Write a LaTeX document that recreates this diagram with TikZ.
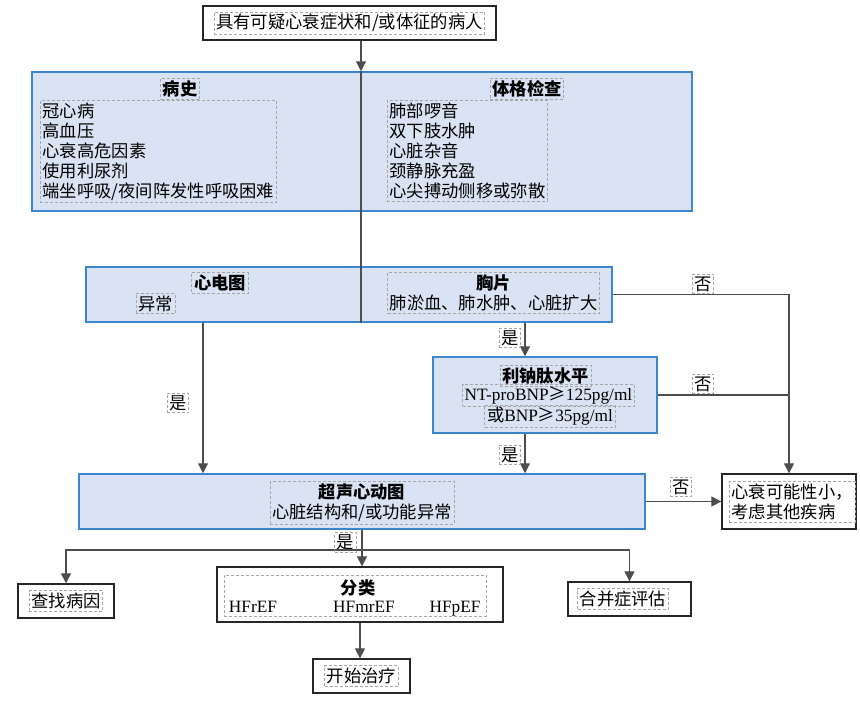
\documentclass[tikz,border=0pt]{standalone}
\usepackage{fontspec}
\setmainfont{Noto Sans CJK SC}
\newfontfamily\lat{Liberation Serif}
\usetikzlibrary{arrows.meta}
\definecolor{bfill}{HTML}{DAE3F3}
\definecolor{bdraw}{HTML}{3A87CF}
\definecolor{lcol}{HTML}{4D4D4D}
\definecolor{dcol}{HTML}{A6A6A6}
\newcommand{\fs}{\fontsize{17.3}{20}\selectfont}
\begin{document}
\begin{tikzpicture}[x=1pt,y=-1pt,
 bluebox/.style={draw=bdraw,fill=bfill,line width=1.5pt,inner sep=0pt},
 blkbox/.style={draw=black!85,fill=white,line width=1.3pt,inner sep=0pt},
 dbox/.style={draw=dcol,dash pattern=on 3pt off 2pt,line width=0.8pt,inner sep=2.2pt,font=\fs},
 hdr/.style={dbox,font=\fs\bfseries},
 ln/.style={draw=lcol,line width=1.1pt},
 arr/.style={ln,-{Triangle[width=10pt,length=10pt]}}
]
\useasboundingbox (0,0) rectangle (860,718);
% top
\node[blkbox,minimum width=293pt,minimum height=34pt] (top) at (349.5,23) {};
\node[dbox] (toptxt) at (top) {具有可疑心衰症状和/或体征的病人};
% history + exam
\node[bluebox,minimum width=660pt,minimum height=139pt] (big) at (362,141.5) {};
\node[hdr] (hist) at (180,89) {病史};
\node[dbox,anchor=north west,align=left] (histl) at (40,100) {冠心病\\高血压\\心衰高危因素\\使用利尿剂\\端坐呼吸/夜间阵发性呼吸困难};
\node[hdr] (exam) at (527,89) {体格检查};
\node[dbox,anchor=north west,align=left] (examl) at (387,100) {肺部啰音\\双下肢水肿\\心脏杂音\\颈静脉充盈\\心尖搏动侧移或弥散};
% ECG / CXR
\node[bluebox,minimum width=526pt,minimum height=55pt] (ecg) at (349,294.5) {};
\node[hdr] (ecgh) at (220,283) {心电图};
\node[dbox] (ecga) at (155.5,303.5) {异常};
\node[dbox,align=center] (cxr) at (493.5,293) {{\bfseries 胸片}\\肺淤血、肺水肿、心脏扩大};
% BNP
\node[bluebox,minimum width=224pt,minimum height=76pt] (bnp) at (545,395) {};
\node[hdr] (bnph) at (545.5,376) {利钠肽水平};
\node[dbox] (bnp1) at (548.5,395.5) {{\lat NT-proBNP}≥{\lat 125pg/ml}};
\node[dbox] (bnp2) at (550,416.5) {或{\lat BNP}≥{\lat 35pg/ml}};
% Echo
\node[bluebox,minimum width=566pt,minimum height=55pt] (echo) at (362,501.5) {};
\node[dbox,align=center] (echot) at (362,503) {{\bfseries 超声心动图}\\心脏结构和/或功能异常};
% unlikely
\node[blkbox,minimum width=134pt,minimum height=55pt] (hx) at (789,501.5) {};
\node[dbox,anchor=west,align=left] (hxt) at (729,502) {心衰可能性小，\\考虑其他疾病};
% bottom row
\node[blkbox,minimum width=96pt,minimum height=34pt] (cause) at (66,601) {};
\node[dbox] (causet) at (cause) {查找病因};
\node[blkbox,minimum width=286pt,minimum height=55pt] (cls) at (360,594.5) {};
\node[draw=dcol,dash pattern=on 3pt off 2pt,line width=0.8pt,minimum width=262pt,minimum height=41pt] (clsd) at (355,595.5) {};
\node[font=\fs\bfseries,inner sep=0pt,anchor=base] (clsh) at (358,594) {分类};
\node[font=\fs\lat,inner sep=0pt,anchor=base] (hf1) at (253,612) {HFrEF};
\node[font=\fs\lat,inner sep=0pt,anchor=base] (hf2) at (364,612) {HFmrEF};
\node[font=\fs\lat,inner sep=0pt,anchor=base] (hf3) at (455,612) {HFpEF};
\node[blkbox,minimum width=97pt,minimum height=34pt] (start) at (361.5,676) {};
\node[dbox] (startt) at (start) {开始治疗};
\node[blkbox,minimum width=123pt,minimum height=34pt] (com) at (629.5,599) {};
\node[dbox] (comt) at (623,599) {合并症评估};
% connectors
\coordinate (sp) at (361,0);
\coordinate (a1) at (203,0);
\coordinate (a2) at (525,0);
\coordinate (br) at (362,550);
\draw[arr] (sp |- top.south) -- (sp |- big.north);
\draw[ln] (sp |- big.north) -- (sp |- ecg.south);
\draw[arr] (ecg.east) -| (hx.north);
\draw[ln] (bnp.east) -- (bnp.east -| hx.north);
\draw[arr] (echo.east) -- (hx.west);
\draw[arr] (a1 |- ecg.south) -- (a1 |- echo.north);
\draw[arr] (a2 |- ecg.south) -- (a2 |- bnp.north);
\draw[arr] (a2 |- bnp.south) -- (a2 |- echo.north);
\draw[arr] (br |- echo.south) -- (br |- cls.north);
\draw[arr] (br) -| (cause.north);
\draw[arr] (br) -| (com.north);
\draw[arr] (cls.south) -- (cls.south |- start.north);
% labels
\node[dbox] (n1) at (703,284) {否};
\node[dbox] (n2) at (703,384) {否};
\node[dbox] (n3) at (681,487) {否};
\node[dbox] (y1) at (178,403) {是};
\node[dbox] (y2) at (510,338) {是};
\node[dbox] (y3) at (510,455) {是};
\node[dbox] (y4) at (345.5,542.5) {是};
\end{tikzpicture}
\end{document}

• • • •

WRITTEN INSTRUCTION:
Output a faithful copy of the data, with each picture left out.

ANSWER BELOW:
Write a LaTeX document that recreates this diagram with TikZ.
\documentclass[tikz,border=0pt]{standalone}
\usepackage{fontspec}
\setmainfont{Noto Sans CJK SC}
\newfontfamily\lat{Liberation Serif}
\usetikzlibrary{arrows.meta}
\definecolor{bfill}{HTML}{DAE3F3}
\definecolor{bdraw}{HTML}{3A87CF}
\definecolor{lcol}{HTML}{4D4D4D}
\definecolor{dcol}{HTML}{A6A6A6}
\newcommand{\fs}{\fontsize{17.3}{20}\selectfont}
\begin{document}
\begin{tikzpicture}[x=1pt,y=-1pt,
 bluebox/.style={draw=bdraw,fill=bfill,line width=1.5pt,inner sep=0pt},
 blkbox/.style={draw=black!85,fill=white,line width=1.3pt,inner sep=0pt},
 dbox/.style={draw=dcol,dash pattern=on 3pt off 2pt,line width=0.8pt,inner sep=2.2pt,font=\fs},
 hdr/.style={dbox,font=\fs\bfseries},
 ln/.style={draw=lcol,line width=1.1pt},
 arr/.style={ln,-{Triangle[width=10pt,length=10pt]}}
]
\useasboundingbox (0,0) rectangle (860,718);
% top
\node[blkbox,minimum width=293pt,minimum height=34pt] (top) at (349.5,23) {};
\node[dbox] (toptxt) at (top) {具有可疑心衰症状和/或体征的病人};
% history + exam
\node[bluebox,minimum width=660pt,minimum height=139pt] (big) at (362,141.5) {};
\node[hdr] (hist) at (180,89) {病史};
\node[dbox,anchor=north west,align=left] (histl) at (40,100) {冠心病\\高血压\\心衰高危因素\\使用利尿剂\\端坐呼吸/夜间阵发性呼吸困难};
\node[hdr] (exam) at (527,89) {体格检查};
\node[dbox,anchor=north west,align=left] (examl) at (387,100) {肺部啰音\\双下肢水肿\\心脏杂音\\颈静脉充盈\\心尖搏动侧移或弥散};
% ECG / CXR
\node[bluebox,minimum width=526pt,minimum height=55pt] (ecg) at (349,294.5) {};
\node[hdr] (ecgh) at (220,283) {心电图};
\node[dbox] (ecga) at (155.5,303.5) {异常};
\node[dbox,align=center] (cxr) at (493.5,293) {{\bfseries 胸片}\\肺淤血、肺水肿、心脏扩大};
% BNP
\node[bluebox,minimum width=224pt,minimum height=76pt] (bnp) at (545,395) {};
\node[hdr] (bnph) at (545.5,376) {利钠肽水平};
\node[dbox] (bnp1) at (548.5,395.5) {{\lat NT-proBNP}≥{\lat 125pg/ml}};
\node[dbox] (bnp2) at (550,416.5) {或{\lat BNP}≥{\lat 35pg/ml}};
% Echo
\node[bluebox,minimum width=566pt,minimum height=55pt] (echo) at (362,501.5) {};
\node[dbox,align=center] (echot) at (362,503) {{\bfseries 超声心动图}\\心脏结构和/或功能异常};
% unlikely
\node[blkbox,minimum width=134pt,minimum height=55pt] (hx) at (789,501.5) {};
\node[dbox,anchor=west,align=left] (hxt) at (729,502) {心衰可能性小，\\考虑其他疾病};
% bottom row
\node[blkbox,minimum width=96pt,minimum height=34pt] (cause) at (66,601) {};
\node[dbox] (causet) at (cause) {查找病因};
\node[blkbox,minimum width=286pt,minimum height=55pt] (cls) at (360,594.5) {};
\node[draw=dcol,dash pattern=on 3pt off 2pt,line width=0.8pt,minimum width=262pt,minimum height=41pt] (clsd) at (355,595.5) {};
\node[font=\fs\bfseries,inner sep=0pt,anchor=base] (clsh) at (358,594) {分类};
\node[font=\fs\lat,inner sep=0pt,anchor=base] (hf1) at (253,612) {HFrEF};
\node[font=\fs\lat,inner sep=0pt,anchor=base] (hf2) at (364,612) {HFmrEF};
\node[font=\fs\lat,inner sep=0pt,anchor=base] (hf3) at (455,612) {HFpEF};
\node[blkbox,minimum width=97pt,minimum height=34pt] (start) at (361.5,676) {};
\node[dbox] (startt) at (start) {开始治疗};
\node[blkbox,minimum width=123pt,minimum height=34pt] (com) at (629.5,599) {};
\node[dbox] (comt) at (623,599) {合并症评估};
% connectors
\coordinate (sp) at (361,0);
\coordinate (a1) at (203,0);
\coordinate (a2) at (525,0);
\coordinate (br) at (362,550);
\draw[arr] (sp |- top.south) -- (sp |- big.north);
\draw[ln] (sp |- big.north) -- (sp |- ecg.south);
\draw[arr] (ecg.east) -| (hx.north);
\draw[ln] (bnp.east) -- (bnp.east -| hx.north);
\draw[arr] (echo.east) -- (hx.west);
\draw[arr] (a1 |- ecg.south) -- (a1 |- echo.north);
\draw[arr] (a2 |- ecg.south) -- (a2 |- bnp.north);
\draw[arr] (a2 |- bnp.south) -- (a2 |- echo.north);
\draw[arr] (br |- echo.south) -- (br |- cls.north);
\draw[arr] (br) -| (cause.north);
\draw[arr] (br) -| (com.north);
\draw[arr] (cls.south) -- (cls.south |- start.north);
% labels
\node[dbox] (n1) at (703,284) {否};
\node[dbox] (n2) at (703,384) {否};
\node[dbox] (n3) at (681,487) {否};
\node[dbox] (y1) at (178,403) {是};
\node[dbox] (y2) at (510,338) {是};
\node[dbox] (y3) at (510,455) {是};
\node[dbox] (y4) at (345.5,542.5) {是};
\end{tikzpicture}
\end{document}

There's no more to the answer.